花了一个周末完成了hadoop cluster in k8s应用,经过测试能正常跑通wordcount例子。在构建过程中虽然攻克了一个问题又遇一个问题,但是整个过程还是很享受,特别是最后跑通测试用例。
hadoop cluster 启动过程
hadoop 集群是怎么启动的呢,通过实验我发现:hadoop集群的启动是由master根据slaves文件里配置的node hostname通过ssh启动node上的NodeManager和DataNode服务来向master进行注册的。
通过jps命令可以查看
hadoop传统启动:
1. 启动前需要将所有node hostname写master的slaves文件
2. 启动前需要将所有node的hostname和ip 写入master的hosts,以便能够解析hostname
问题:
1.由于node是被动启动,slaves在master启动前需要确定,故集群不能动态扩展。

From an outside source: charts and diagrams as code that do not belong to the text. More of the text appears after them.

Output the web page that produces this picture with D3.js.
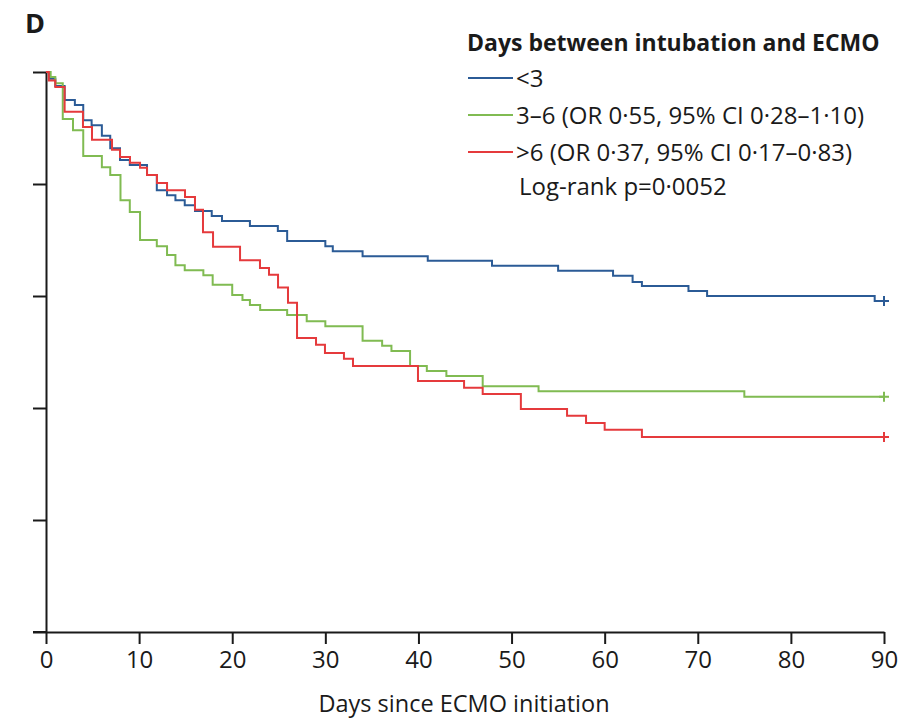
<!DOCTYPE html>
<html>
<head>
<meta charset="utf-8">
<script src="https://cdn.jsdelivr.net/npm/d3@7"></script>
<style>
  body { margin: 0; background: #fff; }
  svg text { font-family: "Open Sans", "Noto Sans", sans-serif; fill: #1a1a1a; }
</style>
</head>
<body>
<svg id="chart" width="910" height="724"></svg>
<script>
// Kaplan-Meier steps: [day, survival]
var groupLessThan3 = [[0,1.0],[0.4,0.988],[1.0,0.975],[2.0,0.950],[3.1,0.941],[4.0,0.914],[4.9,0.905],[6.0,0.886],[6.9,0.864],[7.95,0.843],[9.0,0.834],[10.85,0.816],[11.9,0.789],[13.0,0.780],[13.9,0.771],[14.9,0.762],[16.0,0.752],[17.8,0.743],[18.9,0.734],[21.9,0.725],[24.9,0.716],[25.9,0.698],[30.0,0.689],[30.8,0.680],[34.0,0.671],[41.0,0.663],[47.9,0.654],[55.0,0.645],[60.9,0.636],[63.0,0.625],[64.0,0.618],[69.0,0.609],[71.0,0.600],[89.0,0.591]];
var group3to6 = [[0,1.0],[0.5,0.991],[1.0,0.980],[1.8,0.916],[2.9,0.896],[4.0,0.850],[6.0,0.830],[6.9,0.816],[8.0,0.771],[9.0,0.750],[10.1,0.700],[11.9,0.689],[13.0,0.673],[13.9,0.655],[14.9,0.646],[16.9,0.637],[17.9,0.620],[20.0,0.602],[21.1,0.593],[21.9,0.584],[23.0,0.575],[25.9,0.566],[28.0,0.555],[30.0,0.546],[34.0,0.520],[36.1,0.511],[37.1,0.502],[39.1,0.475],[40.9,0.466],[43.0,0.457],[46.9,0.439],[52.9,0.430],[75.0,0.420]];
var groupMoreThan6 = [[0,1.0],[0.3,0.985],[1.0,0.973],[2.0,0.929],[3.97,0.902],[4.94,0.879],[7.09,0.861],[7.95,0.848],[9.02,0.838],[10.1,0.829],[10.85,0.816],[11.92,0.802],[13.0,0.789],[14.93,0.777],[16.0,0.754],[16.86,0.714],[17.94,0.688],[20.84,0.664],[22.98,0.650],[23.95,0.638],[24.92,0.615],[25.99,0.588],[26.96,0.525],[29.0,0.513],[29.96,0.498],[32.0,0.488],[32.97,0.475],[39.95,0.448],[44.9,0.436],[46.9,0.425],[51.0,0.398],[55.96,0.386],[58.0,0.373],[60.0,0.361],[64.0,0.348]];

var groupNames = ["<3", "3–6 (OR 0·55, 95% CI 0·28–1·10)", ">6 (OR 0·37, 95% CI 0·17–0·83)"];
var groupColors = ["#2b5b96", "#80bb52", "#e53a3c"];
var xTicks = [0, 10, 20, 30, 40, 50, 60, 70, 80, 90];
var yTicks = [0, 0.2, 0.4, 0.6, 0.8, 1.0];
var followUpEnd = 90;

var svg = d3.select("#chart");
var x = d3.scaleLinear().domain([0, 90]).range([46, 884]);
var y = d3.scaleLinear().domain([0, 1]).range([632, 72]);

svg.append("text")
	.attr("x", 25).attr("y", 33)
	.attr("font-size", "27px").attr("font-weight", "bold")
	.text("D");

// y axis, ticks only
svg.append("g")
	.attr("transform", "translate(46,0)")
	.call(d3.axisLeft(y).tickValues(yTicks).tickSize(13).tickSizeOuter(0).tickFormat(""));

var xAxis = svg.append("g")
	.attr("transform", "translate(0,632)")
	.call(d3.axisBottom(x).tickValues(xTicks).tickSize(12).tickSizeOuter(0).tickFormat(d3.format("d")));

svg.selectAll(".domain, .tick line").attr("stroke", "#1a1a1a").attr("stroke-width", 2);
xAxis.selectAll("text")
	.attr("font-size", "24px").attr("y", 36).attr("dy", null)
	.attr("fill", "#1a1a1a");
// x baseline runs left to meet the y ticks
svg.append("line")
	.attr("x1", 33).attr("x2", 46).attr("y1", 632).attr("y2", 632)
	.attr("stroke", "#1a1a1a").attr("stroke-width", 2);

svg.append("text")
	.attr("x", 464).attr("y", 712)
	.attr("text-anchor", "middle").attr("font-size", "23.5px")
	.text("Days since ECMO initiation");

var line = d3.line()
	.x(function(d) { return x(d[0]); })
	.y(function(d) { return y(d[1]); })
	.curve(d3.curveStepAfter);

var groups = [groupLessThan3, group3to6, groupMoreThan6];
groups.forEach(function(g, i) {
	var last = g[g.length - 1];
	var pts = g.concat([[followUpEnd, last[1]]]);
	svg.append("path")
		.attr("d", line(pts))
		.attr("fill", "none")
		.attr("stroke", groupColors[i])
		.attr("stroke-width", 2);
	// censor mark at end of follow-up
	var cx = x(followUpEnd), cy = y(last[1]);
	svg.append("path")
		.attr("d", "M" + (cx - 5) + "," + cy + "H" + (cx + 5) + "M" + cx + "," + (cy - 5) + "V" + (cy + 5))
		.attr("stroke", groupColors[i]).attr("stroke-width", 2);
});

// legend
var legend = svg.append("g");
legend.append("text")
	.attr("x", 467).attr("y", 51)
	.attr("font-size", "23px").attr("font-weight", "bold")
	.text("Days between intubation and ECMO");

groupNames.forEach(function(name, i) {
	var ly = 78 + i * 37;
	legend.append("line")
		.attr("x1", 468).attr("x2", 513).attr("y1", ly).attr("y2", ly)
		.attr("stroke", groupColors[i]).attr("stroke-width", 2);
	legend.append("text")
		.attr("x", 516).attr("y", ly + 9)
		.attr("font-size", "24px")
		.text(name);
});
legend.append("text")
	.attr("x", 519).attr("y", 195)
	.attr("font-size", "24px")
	.text("Log-rank p=0·0052");
</script>
</body>
</html>
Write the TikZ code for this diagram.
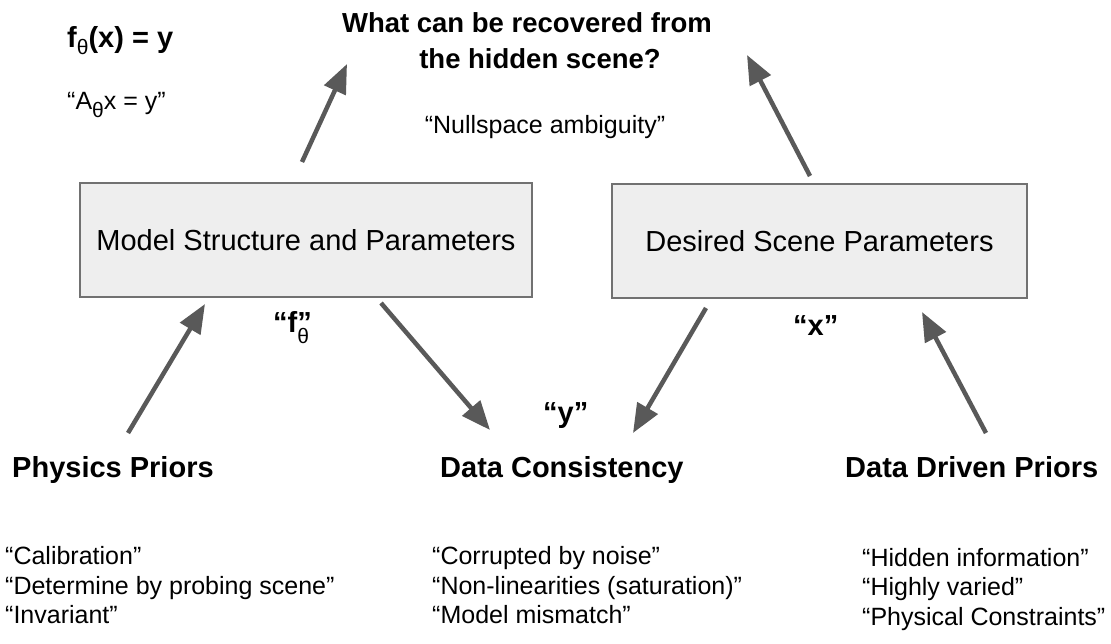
\documentclass[tikz,border=0pt]{standalone}
\usepackage{fontspec}
\setmainfont{Liberation Sans}
\usetikzlibrary{arrows.meta}
\definecolor{arr}{HTML}{595959}
\definecolor{boxfill}{HTML}{EEEEEE}
\definecolor{boxline}{HTML}{717171}
\newcommand{\subth}[1]{\raisebox{-#1pt}{\fontsize{21}{21}\selectfont\mdseries θ}}
\begin{document}
\begin{tikzpicture}[x=1pt,y=-1pt,
  big/.style={font=\fontsize{29}{34}\selectfont\bfseries, inner sep=0pt},
  ttl/.style={font=\fontsize{27.5}{34}\selectfont\bfseries, inner sep=0pt},
  txt/.style={font=\fontsize{25}{29.5}\selectfont, inner sep=0pt},
  box/.style={draw=boxline, line width=2pt, fill=boxfill, minimum height=114pt, inner sep=0pt, font=\fontsize{29}{34}\selectfont},
  arrow/.style={draw=arr, line width=4.5pt, -{Triangle[length=29pt,width=23pt]}}]
\useasboundingbox (0,0) rectangle (1111,644);

% title and formulas
\node[ttl, anchor=base] (t1) at (527,33) {What can be recovered from};
\node[ttl, anchor=base] (t2) at (540,69) {the hidden scene?};
\node[big, anchor=base west] (feq) at (67,48) {f\subth{7}(x) = y};
\node[txt, anchor=base west] (aeq) at (67,110) {“A\subth{8}x = y”};
\node[txt, anchor=base] (null) at (545,134) {“Nullspace ambiguity”};

% boxes
\node[box, minimum width=452pt] (model) at (306,240) {Model Structure and Parameters};
\node[box, minimum width=415pt] (scene) at (819.5,241) {Desired Scene Parameters};

% small labels
\node[big, anchor=base west] (flab) at (273,333) {“f\rlap{\subth{10}}”};
\node[big, anchor=base west] (xlab) at (793,335) {“x”};
\node[big, anchor=base west] (ylab) at (543,422) {“y”};

% headings
\node[big, anchor=base west] (phys) at (12,477) {Physics Priors};
\node[big, anchor=base west] (cons) at (440,477) {Data Consistency};
\node[big, anchor=base west] (ddp) at (845,477) {Data Driven Priors};

% bottom texts
\node[txt, anchor=base west] (p1) at (5,564) {“Calibration”};
\node[txt, anchor=base west] (p2) at (5,594) {“Determine by probing scene”};
\node[txt, anchor=base west] (p3) at (5,623) {“Invariant”};
\node[txt, anchor=base west] (c1) at (432,564) {“Corrupted by noise”};
\node[txt, anchor=base west] (c2) at (432,594) {“Non-linearities (saturation)”};
\node[txt, anchor=base west] (c3) at (432,623) {“Model mismatch”};
\node[txt, anchor=base west] (d1) at (862,566) {“Hidden information”};
\node[txt, anchor=base west] (d2) at (862,595) {“Highly varied”};
\node[txt, anchor=base west] (d3) at (862,625) {“Physical Constraints”};

% arrow end points
\coordinate (a1s) at (302,162); \coordinate (a1e) at (347,64);
\coordinate (a2s) at (810,176); \coordinate (a2e) at (747,55);
\coordinate (a3s) at (128,433); \coordinate (a3e) at (205,304);
\coordinate (a4s) at (381,303); \coordinate (a4e) at (490,430);
\coordinate (a5s) at (706,308); \coordinate (a5e) at (633,433);
\coordinate (a6s) at (986,433); \coordinate (a6e) at (922,312);

\draw[arrow] (a1s) -- (a1e);
\draw[arrow] (a2s) -- (a2e);
\draw[arrow] (a3s) -- (a3e);
\draw[arrow] (a4s) -- (a4e);
\draw[arrow] (a5s) -- (a5e);
\draw[arrow] (a6s) -- (a6e);
\end{tikzpicture}
\end{document}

2.由于node的ip是无法获取到的,所以需要为每个node创建一个server,这样是不妥的。
思考:
创建node容器时如果能主动启动NodeManager和DataNode服务来向master进行注册,并向master的hosts文件中注册hostname和ip,这样就可以解决上面两个问题了。
解决思路:
1.在node容器写一个脚本,用来启动NodeManager和DataNode服务主动向master注册。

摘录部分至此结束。